__EXERCISE INSTRUCTIONS__
Search the records for the word "with" and pick out every line that has it.

__PROVIDED ENTRIES__
________________

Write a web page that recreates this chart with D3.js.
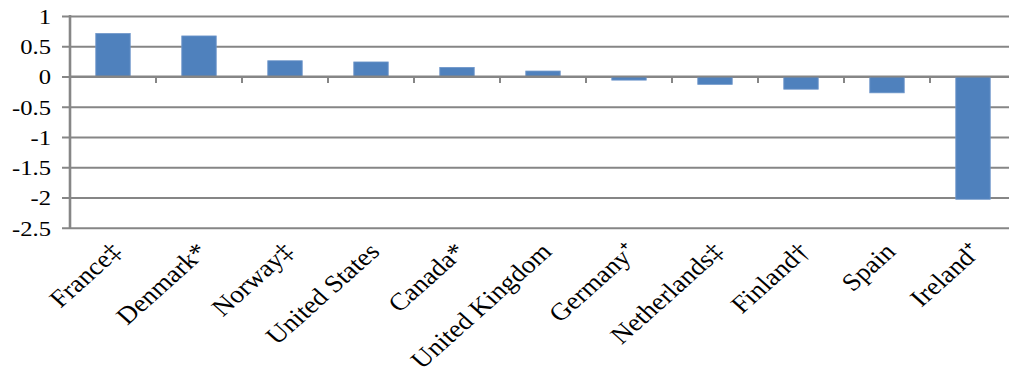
<!DOCTYPE html>
<html>
<head>
<meta charset="utf-8">
<script src="https://cdn.jsdelivr.net/npm/d3@7/dist/d3.min.js"></script>
<style>
  html, body { margin: 0; padding: 0; background: #ffffff; }
  svg { display: block; }
  text { font-family: "Liberation Serif", "Times New Roman", serif; fill: #000; }
</style>
</head>
<body>
<svg id="chart"></svg>
<script>
// Country labels (with footnote marks) and their values
const categories = [
  "France‡", "Denmark*", "Norway‡", "United States", "Canada*",
  "United Kingdom", "Germany⁺", "Netherlands‡", "Finland†", "Spain", "Ireland⁺"
];
const values = [0.71, 0.67, 0.26, 0.24, 0.15, 0.09, -0.06, -0.13, -0.21, -0.27, -2.03];
const yTickValues = [1, 0.5, 0, -0.5, -1, -1.5, -2, -2.5];
const yTickLabels = ["1", "0.5", "0", "-0.5", "-1", "-1.5", "-2", "-2.5"];

// The drawing is laid out in a slightly narrower coordinate space and widened to the page.
const W = 1009, H = 380;
const SX = 1.12;
const VW = W / SX;

const svg = d3.select("#chart")
  .attr("width", W)
  .attr("height", H)
  .attr("viewBox", `0 0 ${VW} ${H}`)
  .attr("preserveAspectRatio", "none");

const plotLeft = 70 / SX;
const step = 86 / SX;
const plotTop = 16, plotBottom = 227.7;

const x = d3.scaleBand()
  .domain(categories)
  .range([plotLeft, plotLeft + step * categories.length])
  .paddingInner(0.6)
  .paddingOuter(0.3);

const y = d3.scaleLinear()
  .domain([-2.5, 1])
  .range([plotBottom, plotTop]);

const gridColor = "#868686";

// Horizontal gridlines with the value axis labels
const yAxis = d3.axisLeft(y)
  .tickValues(yTickValues)
  .tickFormat((d, i) => yTickLabels[i])
  .tickSizeInner(-(VW - plotLeft))
  .tickSizeOuter(0)
  .tickPadding(0);

const gy = svg.append("g")
  .attr("transform", `translate(${plotLeft},0)`)
  .call(yAxis);
gy.select(".domain").remove();
gy.selectAll(".tick line")
  .attr("x1", -8 / SX)
  .attr("stroke", gridColor)
  .attr("stroke-width", 1.9);
gy.selectAll(".tick text")
  .attr("x", -19 / SX)
  .attr("dy", "0.34em")
  .attr("font-size", 22)
  .attr("font-family", "Liberation Serif, Times New Roman, serif")
  .attr("fill", "#000");

// Bars
svg.append("g")
  .selectAll("rect")
  .data(categories)
  .join("rect")
  .attr("x", d => x(d))
  .attr("width", x.bandwidth())
  .attr("y", (d, i) => y(Math.max(0, values[i])))
  .attr("height", (d, i) => Math.abs(y(values[i]) - y(0)))
  .attr("fill", "#4f81bd")
  .attr("stroke", "#6d95c9")
  .attr("stroke-width", 0.8);

// Zero line and category boundary ticks
const y0 = y(0);
svg.append("line")
  .attr("x1", plotLeft).attr("x2", VW)
  .attr("y1", y0).attr("y2", y0)
  .attr("stroke", gridColor)
  .attr("stroke-width", 1.9);

const boundaries = categories.slice(1).map(c => x(c) - x.step() * 0.3);
svg.append("g")
  .selectAll("line")
  .data(boundaries)
  .join("line")
  .attr("x1", d => d).attr("x2", d => d)
  .attr("y1", y0).attr("y2", y0 + 6.5)
  .attr("stroke", gridColor)
  .attr("stroke-width", 2 / SX);

// Value axis line
svg.append("line")
  .attr("x1", plotLeft).attr("x2", plotLeft)
  .attr("y1", plotTop - 0.95).attr("y2", plotBottom + 0.95)
  .attr("stroke", gridColor)
  .attr("stroke-width", 2.6 / SX);

// Rotated category labels
svg.append("g")
  .selectAll("text")
  .data(categories)
  .join("text")
  .attr("text-anchor", "end")
  .attr("font-size", 24.5)
  .attr("transform", d => `translate(${x(d) + x.bandwidth() / 2 + 10 / SX},${253}) rotate(-45)`)
  .text(d => d);
</script>
</body>
</html>
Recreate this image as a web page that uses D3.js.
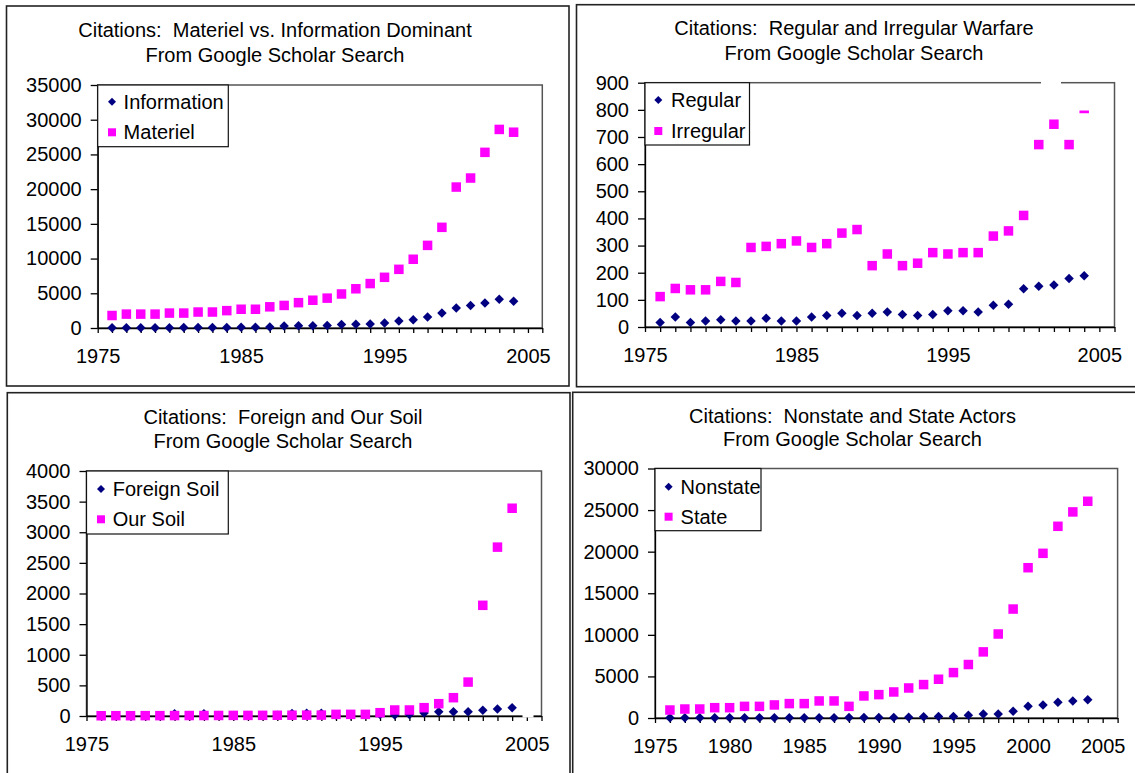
<!DOCTYPE html>
<html>
<head>
<meta charset="utf-8">
<script src="https://cdn.jsdelivr.net/npm/d3@7"></script>
<style>
    body { margin: 0; background: #fff; }
    svg text { font-family: "Liberation Sans", Arial, sans-serif; font-size: 20px; fill: #000; white-space: pre; }
</style>
</head>
<body>
<svg id="chart" width="1135" height="773"></svg>
<script>
const years = [1976, 1977, 1978, 1979, 1980, 1981, 1982, 1983, 1984, 1985, 1986, 1987, 1988, 1989, 1990,
    1991, 1992, 1993, 1994, 1995, 1996, 1997, 1998, 1999, 2000, 2001, 2002, 2003, 2004];

const information = [30, 40, 40, 50, 50, 60, 70, 80, 90, 100, 120, 150, 280, 330, 340,
    350, 520, 540, 560, 720, 1000, 1200, 1580, 2150, 2880, 3250, 3600, 4150, 3850];
const materiel = [1800, 2000, 2000, 2000, 2150, 2150, 2300, 2300, 2500, 2700, 2700, 3050, 3250, 3650, 4000,
    4300, 4900, 5650, 6400, 7300, 8450, 9900, 11900, 14500, 20300, 21600, 25300, 28600, 28200];

const regular = [17, 37, 17, 22, 27, 22, 22, 32, 22, 22, 37, 42, 51, 42, 51,
    55, 46, 42, 46, 60, 60, 55, 80, 84, 141, 150, 155, 179, 189];
const irregular = [112, 142, 137, 137, 168, 164, 293, 297, 307, 317, 293, 307, 346, 359, 226,
    269, 226, 235, 274, 269, 274, 274, 335, 354, 411, 672, 747, 672, 805];

const foreignSoil = [3, 3, 4, 4, 5, 35, 6, 35, 7, 8, 9, 10, 12, 40, 45,
    45, 15, 18, 20, 25, 15, 25, 50, 70, 70, 70, 92, 114, 136];
const ourSoil = [4, 5, 5, 6, 6, 7, 8, 8, 9, 10, 10, 11, 12, 13, 14,
    15, 27, 27, 27, 54, 98, 98, 136, 201, 299, 554, 1807, 2757, 3392];

const nonstate = [20, 20, 25, 25, 30, 30, 35, 35, 40, 40, 45, 45, 50, 55, 60,
    70, 80, 160, 170, 180, 320, 480, 480, 800, 1400, 1570, 1890, 2050, 2200];
const state = [960, 1080, 1080, 1240, 1240, 1400, 1400, 1570, 1730, 1730, 2050, 2050, 1400, 2650, 2810,
    3130, 3610, 4020, 4660, 5460, 6430, 7950, 10100, 13100, 18070, 19800, 23050, 24780, 26060];

const subtitle = "From Google Scholar Search";
const colors = ["#000080", "#ff00ff"];

// layout of the four pasted Excel charts
const panels = [
    {
        title: "Citations:  Materiel vs. Information Dominant",
        names: ["Information", "Materiel"], series: [information, materiel],
        yMax: 35000, yStep: 5000, xStep: 10,
        frame: [6.5, 6, 569, 386], plot: [97.7, 85, 542.3, 328],
        titleX: 275, titleY: [30, 55],
        legend: {x1: 228.3, y1: 146.7, rows: [101.7, 132.3], mx: 112, tx: 123.6}
    },
    {
        title: "Citations:  Regular and Irregular Warfare",
        names: ["Regular", "Irregular"], series: [regular, irregular],
        yMax: 900, yStep: 100, xStep: 10,
        frame: [576.5, 4.7, 1140, 386.7], plot: [645, 82.7, 1114.5, 327],
        titleX: 854, titleY: [28.3, 52.7],
        legend: {x1: 749.5, y1: 145, rows: [100, 131], mx: 658.3, tx: 671}
    },
    {
        title: "Citations:  Foreign and Our Soil",
        names: ["Foreign Soil", "Our Soil"], series: [foreignSoil, ourSoil],
        yMax: 4000, yStep: 500, xStep: 10,
        frame: [7.3, 392.7, 570, 780], plot: [86.5, 471, 541.5, 716],
        titleX: 283, titleY: [416.7, 441],
        legend: {x1: 228.3, y1: 534, rows: [489, 519.3], mx: 101, tx: 112.7}
    },
    {
        title: "Citations:  Nonstate and State Actors",
        names: ["Nonstate", "State"], series: [nonstate, state],
        yMax: 30000, yStep: 5000, xStep: 5,
        frame: [572.7, 392.3, 1140, 780], plot: [655, 468.5, 1117.6, 718],
        titleX: 852.5, titleY: [415.7, 439.3],
        legend: {x1: 761, y1: 530.7, rows: [486.7, 516.7], mx: 668.6, tx: 680.6}
    }
];

// white patches that cover bits of the original charts
const patches = [
    [1041, 79, 20, 7],
    [1076, 96, 17, 14.5],
    [522.5, 712.5, 11, 5]
];

const svg = d3.select("#chart");
svg.append("rect").attr("width", 1135).attr("height", 773).attr("fill", "#fff");

function marker(g, shape, cx, cy, size, color) {
    if (shape === 0) {
        const r = size / 2;
        g.append("path")
            .attr("d", `M${cx},${cy - r}L${cx + r},${cy}L${cx},${cy + r}L${cx - r},${cy}Z`)
            .attr("fill", color);
    } else {
        g.append("rect")
            .attr("x", cx - size / 2).attr("y", cy - size / 2)
            .attr("width", size).attr("height", size)
            .attr("fill", color);
    }
}

panels.forEach(p => {
    const g = svg.append("g");
    const [fx0, fy0, fx1, fy1] = p.frame;
    const [px0, py0, px1, py1] = p.plot;

    g.append("rect")
        .attr("x", fx0).attr("y", fy0)
        .attr("width", fx1 - fx0).attr("height", fy1 - fy0)
        .attr("fill", "#fff").attr("stroke", "#222").attr("stroke-width", 1.6);

    g.append("text").attr("x", p.titleX).attr("y", p.titleY[0]).attr("dy", "0.35em")
        .attr("text-anchor", "middle").text(p.title);
    g.append("text").attr("x", p.titleX).attr("y", p.titleY[1]).attr("dy", "0.35em")
        .attr("text-anchor", "middle").text(subtitle);

    const x = d3.scaleLinear().domain([1975, 2006]).range([px0, px1]);
    const y = d3.scaleLinear().domain([0, p.yMax]).range([py1, py0]);

    g.append("rect")
        .attr("x", px0).attr("y", py0)
        .attr("width", px1 - px0).attr("height", py1 - py0)
        .attr("fill", "none").attr("stroke", "#555").attr("stroke-width", 1.5);

    const xAxis = d3.axisBottom(x)
        .tickValues(d3.range(1975, 2007))
        .tickSize(5).tickSizeOuter(0)
        .tickPadding(16)
        .tickFormat(d => (d - 1975) % p.xStep === 0 ? d : "");

    const yAxis = d3.axisLeft(y)
        .tickValues(d3.range(0, p.yMax + p.yStep, p.yStep))
        .tickSize(7).tickSizeOuter(0)
        .tickPadding(9)
        .tickFormat(d => d);

    g.append("g")
        .attr("transform", `translate(0, ${py1})`)
        .style("color", "#000")
        .call(xAxis)
        .selectAll("path, line").attr("stroke-width", 1.3);

    g.append("g")
        .attr("transform", `translate(${px0}, 0)`)
        .style("color", "#000")
        .call(yAxis)
        .selectAll("path, line").attr("stroke-width", 1.3);

    p.series.forEach((vals, si) => {
        const pts = g.append("g");
        vals.forEach((v, i) => marker(pts, si, x(years[i]), y(v), 9.5, colors[si]));
    });

    const lg = p.legend;
    g.append("rect")
        .attr("x", px0).attr("y", py0)
        .attr("width", lg.x1 - px0).attr("height", lg.y1 - py0)
        .attr("fill", "#fff").attr("stroke", "#111").attr("stroke-width", 1.2);
    p.names.forEach((name, si) => {
        marker(g, si, lg.mx, lg.rows[si], 8, colors[si]);
        g.append("text").attr("x", lg.tx).attr("y", lg.rows[si]).attr("dy", "0.35em").text(name);
    });
});

patches.forEach(r => {
    svg.append("rect")
        .attr("x", r[0]).attr("y", r[1]).attr("width", r[2]).attr("height", r[3])
        .attr("fill", "#fff");
});
</script>
</body>
</html>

________________

__TASK RESPONSE__
Write a web page that recreates this chart with D3.js.
// Country labels (with footnote marks) and their values
// Horizontal gridlines with the value axis labels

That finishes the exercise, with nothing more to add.